### Given information
● ● ● ●
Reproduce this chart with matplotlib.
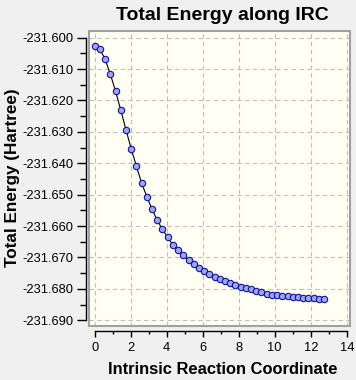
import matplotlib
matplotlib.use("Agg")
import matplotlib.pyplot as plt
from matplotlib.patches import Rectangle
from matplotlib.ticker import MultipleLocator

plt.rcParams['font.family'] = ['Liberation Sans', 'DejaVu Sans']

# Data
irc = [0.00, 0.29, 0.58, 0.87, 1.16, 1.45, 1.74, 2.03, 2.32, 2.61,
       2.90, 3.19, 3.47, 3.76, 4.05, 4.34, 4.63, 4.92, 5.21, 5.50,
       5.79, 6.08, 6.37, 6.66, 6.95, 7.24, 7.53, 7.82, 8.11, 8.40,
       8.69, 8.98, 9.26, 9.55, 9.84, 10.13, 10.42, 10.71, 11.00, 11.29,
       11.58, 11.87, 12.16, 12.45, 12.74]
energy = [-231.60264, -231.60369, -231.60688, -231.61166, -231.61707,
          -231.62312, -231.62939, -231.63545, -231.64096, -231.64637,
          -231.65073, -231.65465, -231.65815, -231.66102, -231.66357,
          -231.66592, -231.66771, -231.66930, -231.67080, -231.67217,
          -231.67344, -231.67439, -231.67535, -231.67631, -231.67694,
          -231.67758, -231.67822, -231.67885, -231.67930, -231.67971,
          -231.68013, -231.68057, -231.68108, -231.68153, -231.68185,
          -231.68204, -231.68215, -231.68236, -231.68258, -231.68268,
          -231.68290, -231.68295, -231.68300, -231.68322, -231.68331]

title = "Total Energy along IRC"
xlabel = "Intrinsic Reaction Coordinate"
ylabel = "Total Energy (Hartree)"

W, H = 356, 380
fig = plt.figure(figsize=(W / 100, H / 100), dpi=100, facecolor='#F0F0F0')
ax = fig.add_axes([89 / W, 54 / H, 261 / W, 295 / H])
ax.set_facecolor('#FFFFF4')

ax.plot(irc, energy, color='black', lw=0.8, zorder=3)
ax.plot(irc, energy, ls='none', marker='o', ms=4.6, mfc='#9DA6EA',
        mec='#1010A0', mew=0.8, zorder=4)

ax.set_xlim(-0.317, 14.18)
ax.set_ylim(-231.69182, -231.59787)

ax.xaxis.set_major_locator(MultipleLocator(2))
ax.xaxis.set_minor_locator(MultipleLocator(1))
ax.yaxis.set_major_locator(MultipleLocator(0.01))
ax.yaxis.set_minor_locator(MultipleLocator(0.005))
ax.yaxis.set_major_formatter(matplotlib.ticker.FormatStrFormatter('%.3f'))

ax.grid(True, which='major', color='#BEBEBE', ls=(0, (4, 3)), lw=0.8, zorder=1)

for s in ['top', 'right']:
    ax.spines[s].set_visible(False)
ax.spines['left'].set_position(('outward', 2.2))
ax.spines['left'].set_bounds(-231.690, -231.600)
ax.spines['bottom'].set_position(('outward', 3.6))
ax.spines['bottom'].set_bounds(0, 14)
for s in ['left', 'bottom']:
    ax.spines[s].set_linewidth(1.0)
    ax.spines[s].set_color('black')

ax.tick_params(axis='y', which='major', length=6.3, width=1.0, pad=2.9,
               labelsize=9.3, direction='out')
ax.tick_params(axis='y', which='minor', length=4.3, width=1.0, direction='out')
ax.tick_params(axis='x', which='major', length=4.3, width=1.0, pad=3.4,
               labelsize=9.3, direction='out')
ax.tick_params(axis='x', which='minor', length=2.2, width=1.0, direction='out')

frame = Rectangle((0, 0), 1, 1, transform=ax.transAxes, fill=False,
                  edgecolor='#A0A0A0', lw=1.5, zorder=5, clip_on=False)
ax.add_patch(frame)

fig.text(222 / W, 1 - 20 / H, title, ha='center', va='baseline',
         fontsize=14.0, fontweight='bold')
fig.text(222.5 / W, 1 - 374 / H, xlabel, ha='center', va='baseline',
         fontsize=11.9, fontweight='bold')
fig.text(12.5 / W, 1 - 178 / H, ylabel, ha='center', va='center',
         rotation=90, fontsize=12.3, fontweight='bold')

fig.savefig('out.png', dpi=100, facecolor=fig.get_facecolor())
● ● ● ●
### Brief
Except for the pictures, reproduce every line exactly.

### Final result
Reproduce this chart with matplotlib.
import matplotlib
matplotlib.use("Agg")
import matplotlib.pyplot as plt
from matplotlib.patches import Rectangle
from matplotlib.ticker import MultipleLocator

plt.rcParams['font.family'] = ['Liberation Sans', 'DejaVu Sans']

# Data
irc = [0.00, 0.29, 0.58, 0.87, 1.16, 1.45, 1.74, 2.03, 2.32, 2.61,
       2.90, 3.19, 3.47, 3.76, 4.05, 4.34, 4.63, 4.92, 5.21, 5.50,
       5.79, 6.08, 6.37, 6.66, 6.95, 7.24, 7.53, 7.82, 8.11, 8.40,
       8.69, 8.98, 9.26, 9.55, 9.84, 10.13, 10.42, 10.71, 11.00, 11.29,
       11.58, 11.87, 12.16, 12.45, 12.74]
energy = [-231.60264, -231.60369, -231.60688, -231.61166, -231.61707,
          -231.62312, -231.62939, -231.63545, -231.64096, -231.64637,
          -231.65073, -231.65465, -231.65815, -231.66102, -231.66357,
          -231.66592, -231.66771, -231.66930, -231.67080, -231.67217,
          -231.67344, -231.67439, -231.67535, -231.67631, -231.67694,
          -231.67758, -231.67822, -231.67885, -231.67930, -231.67971,
          -231.68013, -231.68057, -231.68108, -231.68153, -231.68185,
          -231.68204, -231.68215, -231.68236, -231.68258, -231.68268,
          -231.68290, -231.68295, -231.68300, -231.68322, -231.68331]

title = "Total Energy along IRC"
xlabel = "Intrinsic Reaction Coordinate"
ylabel = "Total Energy (Hartree)"

W, H = 356, 380
fig = plt.figure(figsize=(W / 100, H / 100), dpi=100, facecolor='#F0F0F0')
ax = fig.add_axes([89 / W, 54 / H, 261 / W, 295 / H])
ax.set_facecolor('#FFFFF4')

ax.plot(irc, energy, color='black', lw=0.8, zorder=3)
ax.plot(irc, energy, ls='none', marker='o', ms=4.6, mfc='#9DA6EA',
        mec='#1010A0', mew=0.8, zorder=4)

ax.set_xlim(-0.317, 14.18)
ax.set_ylim(-231.69182, -231.59787)

ax.xaxis.set_major_locator(MultipleLocator(2))
ax.xaxis.set_minor_locator(MultipleLocator(1))
ax.yaxis.set_major_locator(MultipleLocator(0.01))
ax.yaxis.set_minor_locator(MultipleLocator(0.005))
ax.yaxis.set_major_formatter(matplotlib.ticker.FormatStrFormatter('%.3f'))

ax.grid(True, which='major', color='#BEBEBE', ls=(0, (4, 3)), lw=0.8, zorder=1)

for s in ['top', 'right']:
    ax.spines[s].set_visible(False)
ax.spines['left'].set_position(('outward', 2.2))
ax.spines['left'].set_bounds(-231.690, -231.600)
ax.spines['bottom'].set_position(('outward', 3.6))
ax.spines['bottom'].set_bounds(0, 14)
for s in ['left', 'bottom']:
    ax.spines[s].set_linewidth(1.0)
    ax.spines[s].set_color('black')

ax.tick_params(axis='y', which='major', length=6.3, width=1.0, pad=2.9,
               labelsize=9.3, direction='out')
ax.tick_params(axis='y', which='minor', length=4.3, width=1.0, direction='out')
ax.tick_params(axis='x', which='major', length=4.3, width=1.0, pad=3.4,
               labelsize=9.3, direction='out')
ax.tick_params(axis='x', which='minor', length=2.2, width=1.0, direction='out')

frame = Rectangle((0, 0), 1, 1, transform=ax.transAxes, fill=False,
                  edgecolor='#A0A0A0', lw=1.5, zorder=5, clip_on=False)
ax.add_patch(frame)

fig.text(222 / W, 1 - 20 / H, title, ha='center', va='baseline',
         fontsize=14.0, fontweight='bold')
fig.text(222.5 / W, 1 - 374 / H, xlabel, ha='center', va='baseline',
         fontsize=11.9, fontweight='bold')
fig.text(12.5 / W, 1 - 178 / H, ylabel, ha='center', va='center',
         rotation=90, fontsize=12.3, fontweight='bold')

fig.savefig('out.png', dpi=100, facecolor=fig.get_facecolor())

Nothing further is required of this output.